Whole of Life insurance guarantees the payout of a lump sum whenever the policyholder dies, so long as the monthly premiums are maintained. Under whole of life cover, some of your monthly premiums are invested by the insurer into life funds. This means that both your premiums and your sum assured – which is the money paid out to your beneficiaries can change.
What are the different types of Whole Life insurance?
Whole of Life insurance cover comes in two main forms – maximum cover and balanced cover.
Balanced cover is the most popular form of whole of life insurance. Under this kind of policy, half of the premiums you pay to the insurer each month are paid into an investment fund. The other half are saved and put towards your sum assured.
Maximum cover is when the initial premiums (as well as the sum assured) are guaranteed not to increase for the first 10 years of the policy. After this initial period, the plan is reviewed and, if it becomes necessary, the premiums may go up.
What are the advantages and disadvantages of Whole Life cover?

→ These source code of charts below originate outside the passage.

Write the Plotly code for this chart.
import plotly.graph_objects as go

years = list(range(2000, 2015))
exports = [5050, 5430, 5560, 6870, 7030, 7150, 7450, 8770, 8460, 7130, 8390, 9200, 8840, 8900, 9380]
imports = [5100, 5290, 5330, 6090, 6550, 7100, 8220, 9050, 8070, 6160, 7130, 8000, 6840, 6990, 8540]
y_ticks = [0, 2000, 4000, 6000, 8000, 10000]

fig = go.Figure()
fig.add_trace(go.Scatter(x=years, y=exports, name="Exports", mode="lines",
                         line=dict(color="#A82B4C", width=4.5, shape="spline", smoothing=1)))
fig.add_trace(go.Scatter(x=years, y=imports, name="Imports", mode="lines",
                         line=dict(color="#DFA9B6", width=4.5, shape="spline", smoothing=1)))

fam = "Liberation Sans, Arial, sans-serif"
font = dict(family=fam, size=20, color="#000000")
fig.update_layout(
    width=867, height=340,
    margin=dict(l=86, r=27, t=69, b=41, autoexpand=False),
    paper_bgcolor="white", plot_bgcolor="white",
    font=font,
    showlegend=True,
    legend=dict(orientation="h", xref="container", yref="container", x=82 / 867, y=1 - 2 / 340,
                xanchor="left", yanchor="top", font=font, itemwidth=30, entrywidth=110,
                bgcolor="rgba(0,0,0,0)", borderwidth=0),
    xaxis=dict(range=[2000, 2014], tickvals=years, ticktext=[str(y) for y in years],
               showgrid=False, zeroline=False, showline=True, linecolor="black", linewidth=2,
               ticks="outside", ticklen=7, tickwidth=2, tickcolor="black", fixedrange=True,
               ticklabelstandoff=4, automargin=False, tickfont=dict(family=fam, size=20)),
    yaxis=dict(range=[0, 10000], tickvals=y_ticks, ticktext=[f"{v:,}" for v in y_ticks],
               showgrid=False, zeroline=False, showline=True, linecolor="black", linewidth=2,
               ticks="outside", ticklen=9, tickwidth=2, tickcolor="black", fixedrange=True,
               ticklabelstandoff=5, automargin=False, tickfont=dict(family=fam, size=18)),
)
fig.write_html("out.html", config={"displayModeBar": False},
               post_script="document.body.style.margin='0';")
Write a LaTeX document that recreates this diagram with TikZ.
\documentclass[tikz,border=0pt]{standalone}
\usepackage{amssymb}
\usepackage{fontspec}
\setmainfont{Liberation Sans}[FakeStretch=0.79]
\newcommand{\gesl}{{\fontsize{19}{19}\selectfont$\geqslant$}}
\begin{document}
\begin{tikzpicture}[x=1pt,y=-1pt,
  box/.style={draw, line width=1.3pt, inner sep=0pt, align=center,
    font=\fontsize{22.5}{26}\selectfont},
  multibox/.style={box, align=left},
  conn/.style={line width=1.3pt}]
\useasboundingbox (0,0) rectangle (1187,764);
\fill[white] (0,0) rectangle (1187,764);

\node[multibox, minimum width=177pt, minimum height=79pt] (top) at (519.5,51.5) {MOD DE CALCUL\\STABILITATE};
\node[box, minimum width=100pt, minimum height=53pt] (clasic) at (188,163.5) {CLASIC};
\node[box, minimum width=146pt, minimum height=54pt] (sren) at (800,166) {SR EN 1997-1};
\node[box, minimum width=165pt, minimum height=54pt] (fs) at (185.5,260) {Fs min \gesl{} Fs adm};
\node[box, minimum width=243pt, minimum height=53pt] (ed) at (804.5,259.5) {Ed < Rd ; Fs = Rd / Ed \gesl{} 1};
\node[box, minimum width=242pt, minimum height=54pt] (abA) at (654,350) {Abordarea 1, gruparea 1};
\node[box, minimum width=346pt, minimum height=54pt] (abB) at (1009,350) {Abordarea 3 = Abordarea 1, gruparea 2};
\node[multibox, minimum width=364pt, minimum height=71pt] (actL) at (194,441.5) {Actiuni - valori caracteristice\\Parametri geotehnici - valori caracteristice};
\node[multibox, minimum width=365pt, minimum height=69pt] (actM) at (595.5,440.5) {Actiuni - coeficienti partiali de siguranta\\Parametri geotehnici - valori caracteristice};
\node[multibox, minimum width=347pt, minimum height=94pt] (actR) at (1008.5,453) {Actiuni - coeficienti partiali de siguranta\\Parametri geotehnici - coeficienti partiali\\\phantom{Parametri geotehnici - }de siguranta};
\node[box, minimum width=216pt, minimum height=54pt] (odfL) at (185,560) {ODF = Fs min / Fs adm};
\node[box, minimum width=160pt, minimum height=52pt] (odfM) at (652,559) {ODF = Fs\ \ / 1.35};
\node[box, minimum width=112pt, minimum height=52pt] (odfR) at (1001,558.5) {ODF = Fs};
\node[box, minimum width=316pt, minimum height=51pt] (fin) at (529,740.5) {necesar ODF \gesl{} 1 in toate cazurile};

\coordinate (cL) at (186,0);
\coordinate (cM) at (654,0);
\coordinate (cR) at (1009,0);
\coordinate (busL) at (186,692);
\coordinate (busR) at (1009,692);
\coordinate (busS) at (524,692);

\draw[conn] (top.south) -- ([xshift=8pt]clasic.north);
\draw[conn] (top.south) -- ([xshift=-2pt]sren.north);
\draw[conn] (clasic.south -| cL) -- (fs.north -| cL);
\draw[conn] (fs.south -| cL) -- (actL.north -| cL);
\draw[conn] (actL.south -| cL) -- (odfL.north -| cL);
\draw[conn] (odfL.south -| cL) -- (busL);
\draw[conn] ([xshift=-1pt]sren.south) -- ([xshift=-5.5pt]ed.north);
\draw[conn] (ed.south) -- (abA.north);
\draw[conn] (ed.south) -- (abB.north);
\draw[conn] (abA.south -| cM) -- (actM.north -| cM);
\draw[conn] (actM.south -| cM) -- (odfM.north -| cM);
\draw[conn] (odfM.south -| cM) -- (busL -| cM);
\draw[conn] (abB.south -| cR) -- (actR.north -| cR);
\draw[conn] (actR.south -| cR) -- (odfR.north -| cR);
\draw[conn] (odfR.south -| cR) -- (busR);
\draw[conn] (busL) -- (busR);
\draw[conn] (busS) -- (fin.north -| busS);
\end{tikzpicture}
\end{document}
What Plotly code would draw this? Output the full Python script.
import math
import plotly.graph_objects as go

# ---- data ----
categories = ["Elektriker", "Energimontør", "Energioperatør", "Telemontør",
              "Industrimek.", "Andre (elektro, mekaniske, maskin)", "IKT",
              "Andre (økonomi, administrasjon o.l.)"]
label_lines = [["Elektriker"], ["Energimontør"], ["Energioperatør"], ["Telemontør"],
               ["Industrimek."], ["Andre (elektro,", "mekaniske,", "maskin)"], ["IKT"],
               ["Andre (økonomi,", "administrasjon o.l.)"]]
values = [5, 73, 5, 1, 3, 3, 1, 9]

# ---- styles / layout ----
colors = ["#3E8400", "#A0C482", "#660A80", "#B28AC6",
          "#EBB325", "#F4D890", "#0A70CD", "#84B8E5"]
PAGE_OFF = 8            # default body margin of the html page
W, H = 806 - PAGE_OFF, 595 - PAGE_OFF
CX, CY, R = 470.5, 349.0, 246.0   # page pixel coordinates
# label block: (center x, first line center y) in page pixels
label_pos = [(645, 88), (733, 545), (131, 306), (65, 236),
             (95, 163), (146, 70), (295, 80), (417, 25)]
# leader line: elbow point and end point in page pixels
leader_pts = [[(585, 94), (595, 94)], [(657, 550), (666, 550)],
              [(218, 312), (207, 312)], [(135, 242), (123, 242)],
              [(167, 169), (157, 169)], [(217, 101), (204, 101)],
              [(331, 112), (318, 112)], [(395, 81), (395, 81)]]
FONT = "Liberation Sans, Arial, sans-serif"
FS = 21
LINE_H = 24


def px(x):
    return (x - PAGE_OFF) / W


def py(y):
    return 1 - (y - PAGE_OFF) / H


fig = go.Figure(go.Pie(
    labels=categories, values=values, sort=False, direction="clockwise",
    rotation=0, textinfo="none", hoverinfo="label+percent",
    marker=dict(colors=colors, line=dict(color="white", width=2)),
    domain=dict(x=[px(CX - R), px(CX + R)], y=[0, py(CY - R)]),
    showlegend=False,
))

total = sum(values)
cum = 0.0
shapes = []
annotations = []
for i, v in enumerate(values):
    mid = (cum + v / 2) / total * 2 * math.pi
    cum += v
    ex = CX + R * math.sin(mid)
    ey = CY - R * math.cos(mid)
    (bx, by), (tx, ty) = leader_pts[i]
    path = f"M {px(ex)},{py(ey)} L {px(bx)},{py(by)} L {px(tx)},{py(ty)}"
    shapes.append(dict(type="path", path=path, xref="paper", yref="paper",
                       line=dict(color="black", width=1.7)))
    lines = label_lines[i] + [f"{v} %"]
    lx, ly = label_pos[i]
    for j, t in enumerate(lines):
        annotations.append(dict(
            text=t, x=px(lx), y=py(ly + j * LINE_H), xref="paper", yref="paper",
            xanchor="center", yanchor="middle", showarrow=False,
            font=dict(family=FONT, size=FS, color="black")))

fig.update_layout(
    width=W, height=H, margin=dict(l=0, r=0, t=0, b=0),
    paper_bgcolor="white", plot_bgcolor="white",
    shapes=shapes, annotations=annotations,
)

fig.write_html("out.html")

Whole of Life cover comes with distinct advantages and disadvantages.
The most obvious advantage of whole of life cover is that it pays out whenever you die. This is not like term life insurance which only pays out during an agreed term. Conversely then, the disadvantage of this is that the premiums will be more expensive, and will take a bigger slice out of your monthly income.
Whole of life policies are only suitable if you can afford to be flexible about the eventual payout to your dependants. If you can’t, a term insurance policy will be a better option.